==== INFORMATION SUPPLIED

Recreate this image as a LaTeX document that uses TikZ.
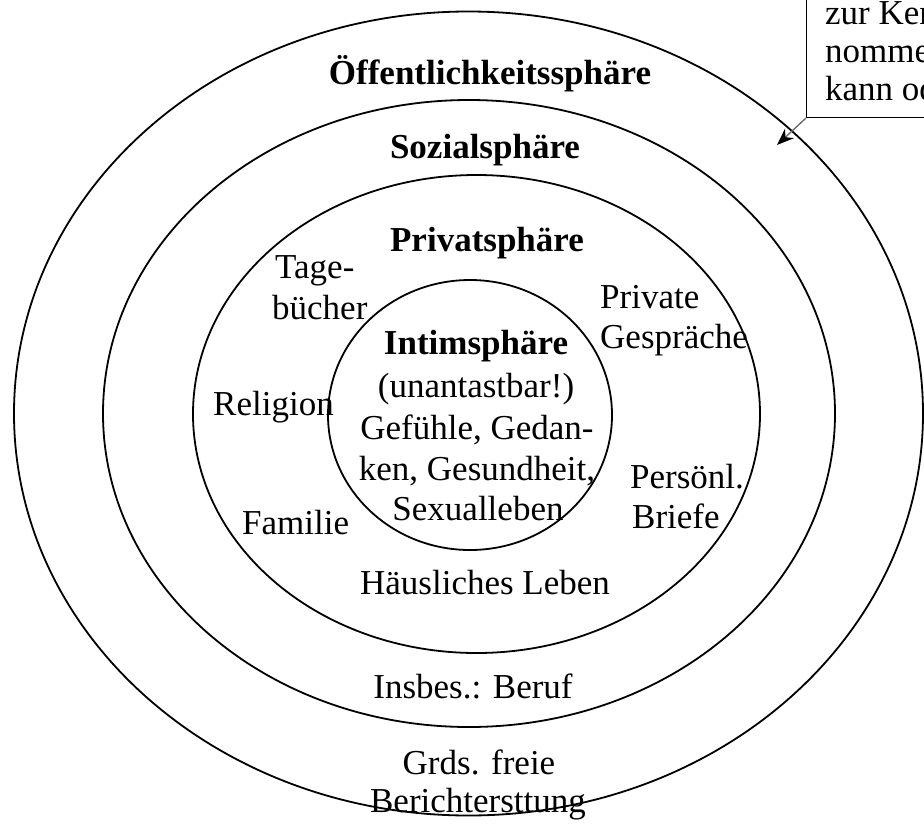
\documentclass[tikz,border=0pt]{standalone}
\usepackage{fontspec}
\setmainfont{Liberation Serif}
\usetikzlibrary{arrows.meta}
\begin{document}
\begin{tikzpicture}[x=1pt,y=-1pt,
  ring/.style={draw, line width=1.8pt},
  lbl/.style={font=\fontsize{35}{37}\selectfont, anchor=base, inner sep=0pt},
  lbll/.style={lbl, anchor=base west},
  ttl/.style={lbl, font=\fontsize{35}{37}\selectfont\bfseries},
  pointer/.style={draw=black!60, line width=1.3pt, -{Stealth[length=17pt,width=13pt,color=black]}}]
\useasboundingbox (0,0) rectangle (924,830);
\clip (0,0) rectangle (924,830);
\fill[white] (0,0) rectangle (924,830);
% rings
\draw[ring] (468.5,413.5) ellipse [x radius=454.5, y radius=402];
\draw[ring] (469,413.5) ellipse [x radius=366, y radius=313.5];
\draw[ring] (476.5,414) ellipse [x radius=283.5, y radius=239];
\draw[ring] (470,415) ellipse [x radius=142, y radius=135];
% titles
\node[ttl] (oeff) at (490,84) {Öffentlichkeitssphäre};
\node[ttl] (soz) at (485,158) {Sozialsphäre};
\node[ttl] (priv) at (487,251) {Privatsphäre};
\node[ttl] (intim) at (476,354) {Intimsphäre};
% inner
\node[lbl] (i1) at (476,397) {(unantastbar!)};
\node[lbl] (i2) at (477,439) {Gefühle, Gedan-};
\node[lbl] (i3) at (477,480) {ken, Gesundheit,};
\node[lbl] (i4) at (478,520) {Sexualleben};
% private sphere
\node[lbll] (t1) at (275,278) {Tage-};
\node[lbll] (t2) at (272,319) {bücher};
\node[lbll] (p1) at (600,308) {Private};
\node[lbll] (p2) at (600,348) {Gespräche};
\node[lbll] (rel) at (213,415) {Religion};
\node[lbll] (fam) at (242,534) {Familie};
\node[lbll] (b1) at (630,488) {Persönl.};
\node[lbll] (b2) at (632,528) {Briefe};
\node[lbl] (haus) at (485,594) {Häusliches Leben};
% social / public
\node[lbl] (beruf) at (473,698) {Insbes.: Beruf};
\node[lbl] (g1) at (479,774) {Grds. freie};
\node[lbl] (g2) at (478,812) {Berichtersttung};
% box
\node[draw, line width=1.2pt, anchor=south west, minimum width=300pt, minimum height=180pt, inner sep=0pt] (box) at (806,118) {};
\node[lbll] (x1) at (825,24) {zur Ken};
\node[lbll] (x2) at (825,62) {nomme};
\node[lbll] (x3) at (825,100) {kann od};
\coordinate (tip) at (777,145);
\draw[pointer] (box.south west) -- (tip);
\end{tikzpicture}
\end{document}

========

CHALLENGE: Write the material out again exactly as it appears, dropping the pictures.

RESULT:
Recreate this image as a LaTeX document that uses TikZ.
\documentclass[tikz,border=0pt]{standalone}
\usepackage{fontspec}
\setmainfont{Liberation Serif}
\usetikzlibrary{arrows.meta}
\begin{document}
\begin{tikzpicture}[x=1pt,y=-1pt,
  ring/.style={draw, line width=1.8pt},
  lbl/.style={font=\fontsize{35}{37}\selectfont, anchor=base, inner sep=0pt},
  lbll/.style={lbl, anchor=base west},
  ttl/.style={lbl, font=\fontsize{35}{37}\selectfont\bfseries},
  pointer/.style={draw=black!60, line width=1.3pt, -{Stealth[length=17pt,width=13pt,color=black]}}]
\useasboundingbox (0,0) rectangle (924,830);
\clip (0,0) rectangle (924,830);
\fill[white] (0,0) rectangle (924,830);
% rings
\draw[ring] (468.5,413.5) ellipse [x radius=454.5, y radius=402];
\draw[ring] (469,413.5) ellipse [x radius=366, y radius=313.5];
\draw[ring] (476.5,414) ellipse [x radius=283.5, y radius=239];
\draw[ring] (470,415) ellipse [x radius=142, y radius=135];
% titles
\node[ttl] (oeff) at (490,84) {Öffentlichkeitssphäre};
\node[ttl] (soz) at (485,158) {Sozialsphäre};
\node[ttl] (priv) at (487,251) {Privatsphäre};
\node[ttl] (intim) at (476,354) {Intimsphäre};
% inner
\node[lbl] (i1) at (476,397) {(unantastbar!)};
\node[lbl] (i2) at (477,439) {Gefühle, Gedan-};
\node[lbl] (i3) at (477,480) {ken, Gesundheit,};
\node[lbl] (i4) at (478,520) {Sexualleben};
% private sphere
\node[lbll] (t1) at (275,278) {Tage-};
\node[lbll] (t2) at (272,319) {bücher};
\node[lbll] (p1) at (600,308) {Private};
\node[lbll] (p2) at (600,348) {Gespräche};
\node[lbll] (rel) at (213,415) {Religion};
\node[lbll] (fam) at (242,534) {Familie};
\node[lbll] (b1) at (630,488) {Persönl.};
\node[lbll] (b2) at (632,528) {Briefe};
\node[lbl] (haus) at (485,594) {Häusliches Leben};
% social / public
\node[lbl] (beruf) at (473,698) {Insbes.: Beruf};
\node[lbl] (g1) at (479,774) {Grds. freie};
\node[lbl] (g2) at (478,812) {Berichtersttung};
% box
\node[draw, line width=1.2pt, anchor=south west, minimum width=300pt, minimum height=180pt, inner sep=0pt] (box) at (806,118) {};
\node[lbll] (x1) at (825,24) {zur Ken};
\node[lbll] (x2) at (825,62) {nomme};
\node[lbll] (x3) at (825,100) {kann od};
\coordinate (tip) at (777,145);
\draw[pointer] (box.south west) -- (tip);
\end{tikzpicture}
\end{document}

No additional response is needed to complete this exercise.